── Records for the task

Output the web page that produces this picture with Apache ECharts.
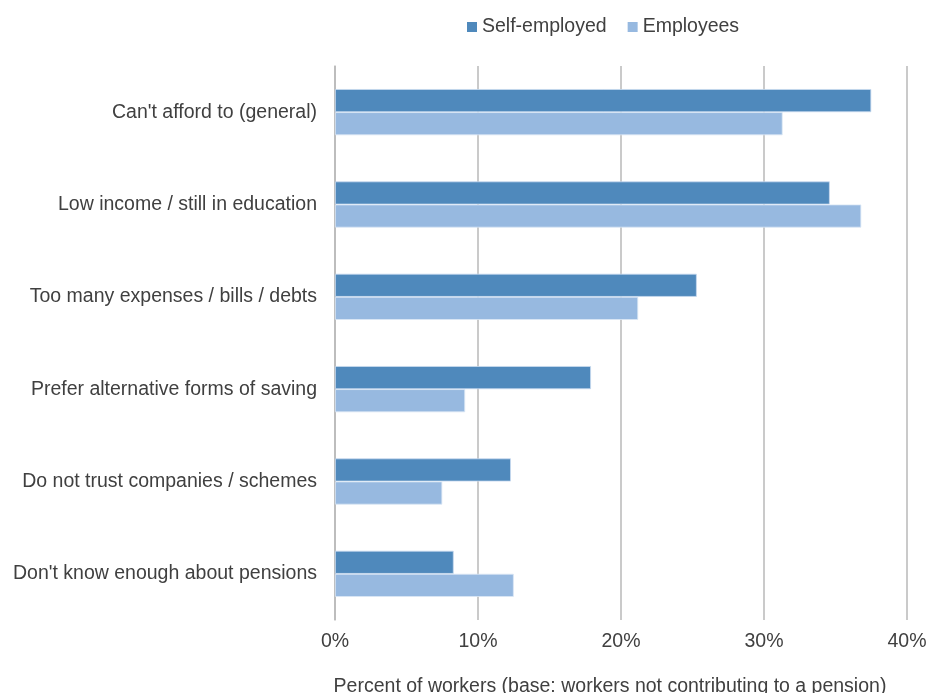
<!DOCTYPE html>
<html>
<head>
<meta charset="utf-8">
<script src="https://cdn.jsdelivr.net/npm/echarts@6/dist/echarts.min.js"></script>
<style>
  html, body { margin: 0; padding: 0; background: #fff; }
  #chart { width: 930px; height: 693px; }
</style>
</head>
<body>
<div id="chart"></div>
<script>
// Reasons for not contributing to a pension, by employment type (percent)
const categories = [
  "Can't afford to (general)",
  "Low income / still in education",
  "Too many expenses / bills / debts",
  "Prefer alternative forms of saving",
  "Do not trust companies / schemes",
  "Don't know enough about pensions"
];
const selfEmployed = [37.5, 34.6, 25.3, 17.9, 12.3, 8.3];
const employees = [31.3, 36.8, 21.2, 9.1, 7.5, 12.5];
const xTicks = [0, 10, 20, 30, 40];

const FONT = "'Liberation Sans', Arial, sans-serif";
const TEXT = '#404040';
const FS = 19.5;

const chart = echarts.init(document.getElementById('chart'));
chart.setOption({
  animation: false,
  backgroundColor: '#ffffff',
  textStyle: { fontFamily: FONT },
  legend: {
    top: 12,
    left: 462,
    itemWidth: 10,
    itemHeight: 10,
    itemGap: 21,
    icon: 'rect',
    itemStyle: { borderWidth: 0 },
    textStyle: { fontSize: FS, color: TEXT, fontFamily: FONT }
  },
  grid: { left: 335, right: 23, top: 66, bottom: 73, containLabel: false, outerBoundsMode: 'none' },
  xAxis: {
    type: 'value',
    min: xTicks[0],
    max: xTicks[xTicks.length - 1],
    interval: 10,
    name: 'Percent of workers (base: workers not contributing to a pension)',
    nameLocation: 'middle',
    nameGap: 57,
    nameTextStyle: { fontSize: FS, color: TEXT, fontFamily: FONT, padding: [0, 22, 0, 0] },
    axisLine: { show: false },
    axisTick: { show: false },
    axisLabel: {
      fontSize: FS, color: TEXT, fontFamily: FONT, margin: 12,
      formatter: v => v + '%'
    },
    splitLine: { show: true, lineStyle: { color: '#b8b8b8', width: 1.5 } }
  },
  yAxis: {
    type: 'category',
    data: categories,
    inverse: true,
    axisLine: { show: true, lineStyle: { color: '#b8b8b8', width: 1.5 } },
    axisTick: { show: false },
    axisLabel: { fontSize: FS, color: TEXT, fontFamily: FONT, margin: 18 }
  },
  series: [
    {
      name: 'Self-employed',
      type: 'bar',
      data: selfEmployed,
      barGap: '0%',
      barCategoryGap: '50%',
      itemStyle: { color: '#4f89bc', borderColor: '#c9daf0', borderWidth: 0.8 }
    },
    {
      name: 'Employees',
      type: 'bar',
      data: employees,
      itemStyle: { color: '#97b9e0', borderColor: '#dbe7f5', borderWidth: 0.8 }
    }
  ]
});
</script>
</body>
</html>
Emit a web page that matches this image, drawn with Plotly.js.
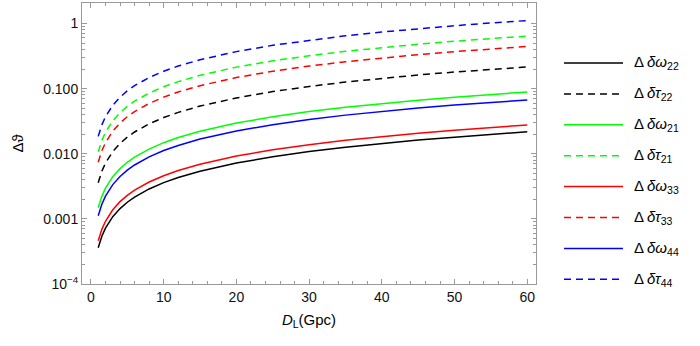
<!DOCTYPE html>
<html>
<head>
<meta charset="utf-8">
<script src="https://cdn.plot.ly/plotly-3.0.1.min.js"></script>
<style>html,body{margin:0;padding:0;background:#fff;}#chart{width:700px;height:346px;}</style>
</head>
<body>
<div id="chart"></div>
<script>
// Luminosity distance D_L (Gpc) sample points
const distance = [1, 1.5, 2, 3, 4, 5, 6, 8, 10, 12, 15, 20, 25, 30, 35, 40, 45, 50, 55, 60];

// Values (Δϑ)
const dw22 = [0.00036, 0.00054, 0.00072, 0.00108, 0.00144, 0.0018, 0.00216, 0.00288, 0.0036, 0.00432, 0.0054, 0.0072, 0.009, 0.0108, 0.0126, 0.0144, 0.0162, 0.018, 0.0198, 0.0217];
const dt22 = [0.0036, 0.0054, 0.0072, 0.0108, 0.0144, 0.018, 0.0216, 0.0288, 0.036, 0.0432, 0.054, 0.072, 0.09, 0.108, 0.126, 0.144, 0.162, 0.18, 0.198, 0.215];
const dw21 = [0.00148, 0.00222, 0.00296, 0.00444, 0.00592, 0.0074, 0.00888, 0.0118, 0.0148, 0.0178, 0.0222, 0.0296, 0.037, 0.0444, 0.0518, 0.0592, 0.0666, 0.074, 0.0814, 0.089];
const dt21 = [0.0107, 0.016, 0.0214, 0.0321, 0.0428, 0.0535, 0.0642, 0.0856, 0.107, 0.128, 0.16, 0.214, 0.267, 0.321, 0.374, 0.428, 0.481, 0.535, 0.588, 0.642];
const dw33 = [0.00046, 0.00069, 0.00092, 0.00138, 0.00184, 0.0023, 0.00276, 0.00368, 0.0046, 0.00552, 0.0069, 0.0092, 0.0115, 0.0138, 0.0161, 0.0184, 0.0207, 0.023, 0.0253, 0.0277];
const dt33 = [0.0074, 0.0111, 0.0148, 0.0222, 0.0296, 0.037, 0.0444, 0.0592, 0.074, 0.0888, 0.111, 0.148, 0.185, 0.222, 0.259, 0.296, 0.333, 0.37, 0.407, 0.444];
const dw44 = [0.00112, 0.00168, 0.00224, 0.00336, 0.00448, 0.0056, 0.00672, 0.00896, 0.0112, 0.0134, 0.0168, 0.0224, 0.028, 0.0336, 0.0392, 0.0448, 0.0504, 0.056, 0.0616, 0.067];
const dt44 = [0.0185, 0.0278, 0.037, 0.0555, 0.074, 0.0925, 0.111, 0.148, 0.185, 0.222, 0.278, 0.37, 0.463, 0.555, 0.648, 0.74, 0.833, 0.925, 1.02, 1.11];

const seriesNames = [
  "Δ\u2009<i>δω</i><sub>22</sub>", "Δ\u2009<i>δτ</i><sub>22</sub>",
  "Δ\u2009<i>δω</i><sub>21</sub>", "Δ\u2009<i>δτ</i><sub>21</sub>",
  "Δ\u2009<i>δω</i><sub>33</sub>", "Δ\u2009<i>δτ</i><sub>33</sub>",
  "Δ\u2009<i>δω</i><sub>44</sub>", "Δ\u2009<i>δτ</i><sub>44</sub>"
];
const seriesValues = [dw22, dt22, dw21, dt21, dw33, dt33, dw44, dt44];
const seriesColors = ["#000000", "#000000", "#00ff00", "#00ff00", "#ff0000", "#ff0000", "#0000ff", "#0000ff"];
const seriesDash = ["solid", "7px,5px", "solid", "7px,5px", "solid", "7px,5px", "solid", "7px,5px"];

const yTickVals = [0.0001, 0.001, 0.01, 0.1, 1];
const yTickText = ["10<sup>−4</sup>", "0.001", "0.010", "0.100", "1"];
const xTickVals = [0, 10, 20, 30, 40, 50, 60];

// minor ticks
const yMinor = [];
for (let e = -4; e <= 0; e++) for (let m = 2; m <= 9; m++) yMinor.push(m * Math.pow(10, e));
const xMinor = [];
for (let v = 0; v <= 60; v += 2) if (v % 10 !== 0) xMinor.push(v);

const traces = seriesValues.map((vals, i) => ({
  x: distance, y: vals, type: "scatter", mode: "lines", name: seriesNames[i],
  line: {color: seriesColors[i], width: 1.5, dash: seriesDash[i]}, showlegend: false
}));

const W = 700, H = 346;
const mL = 82, mR = 164, mT = 3, mB = 62;
const pw = W - mL - mR, ph = H - mT - mB;
const px2x = p => (p - mL) / pw;
const py2y = p => (H - mB - p) / ph;

// manual legend
const legendTop = 63, legendStep = 30.9;
const shapes = [], annotations = [];
seriesNames.forEach((n, i) => {
  const yy = py2y(legendTop + i * legendStep);
  shapes.push({type: "line", xref: "paper", yref: "paper", x0: px2x(564), x1: px2x(623), y0: yy, y1: yy,
    line: {color: seriesColors[i], width: 1.5, dash: seriesDash[i]}});
  annotations.push({xref: "paper", yref: "paper", x: px2x(632), y: yy, xanchor: "left", yanchor: "middle",
    text: n, showarrow: false, font: {family: "Liberation Sans, Arial, sans-serif", size: 15, color: "#000"}});
});

const axisCommon = {
  showline: true, linecolor: "#9a9a9a", linewidth: 1, mirror: "allticks",
  ticks: "inside", ticklen: 5, tickcolor: "#9a9a9a", tickwidth: 1,
  showgrid: false, zeroline: false,
  tickfont: {family: "Liberation Sans, Arial, sans-serif", size: 14, color: "#111"}
};

const layout = {
  width: W, height: H, margin: {l: mL, r: mR, t: mT, b: mB},
  paper_bgcolor: "#fff", plot_bgcolor: "#fff",
  showlegend: false,
  xaxis: Object.assign({}, axisCommon, {
    range: [-1.23, 61.2], tickmode: "array", tickvals: xTickVals,
    minor: {tickmode: "array", tickvals: xMinor, ticks: "inside", ticklen: 3, tickcolor: "#9a9a9a"},
    title: {text: "<i>D</i><sub>L</sub>(Gpc)", standoff: 10,
      font: {family: "Liberation Sans, Arial, sans-serif", size: 15, color: "#000"}}
  }),
  yaxis: Object.assign({}, axisCommon, {
    type: "log", range: [-4, 0.315], tickmode: "array", tickvals: yTickVals, ticktext: yTickText,
    minor: {tickmode: "array", tickvals: yMinor, ticks: "inside", ticklen: 3, tickcolor: "#9a9a9a"},
    title: {text: "Δϑ", standoff: 15,
      font: {family: "Liberation Sans, Arial, sans-serif", size: 15, color: "#000"}}
  }),
  shapes: shapes, annotations: annotations
};

Plotly.newPlot("chart", traces, layout, {staticPlot: true, displayModeBar: false});
</script>
</body>
</html>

────

• Task details: Set down word for word the lines from the first entry through the line with "const FS = 19.5;", both included, omitting pictures.

• Result of this exercise:
Output the web page that produces this picture with Apache ECharts.
<!DOCTYPE html>
<html>
<head>
<meta charset="utf-8">
<script src="https://cdn.jsdelivr.net/npm/echarts@6/dist/echarts.min.js"></script>
<style>
  html, body { margin: 0; padding: 0; background: #fff; }
  #chart { width: 930px; height: 693px; }
</style>
</head>
<body>
<div id="chart"></div>
<script>
// Reasons for not contributing to a pension, by employment type (percent)
const categories = [
  "Can't afford to (general)",
  "Low income / still in education",
  "Too many expenses / bills / debts",
  "Prefer alternative forms of saving",
  "Do not trust companies / schemes",
  "Don't know enough about pensions"
];
const selfEmployed = [37.5, 34.6, 25.3, 17.9, 12.3, 8.3];
const employees = [31.3, 36.8, 21.2, 9.1, 7.5, 12.5];
const xTicks = [0, 10, 20, 30, 40];

const FONT = "'Liberation Sans', Arial, sans-serif";
const TEXT = '#404040';
const FS = 19.5;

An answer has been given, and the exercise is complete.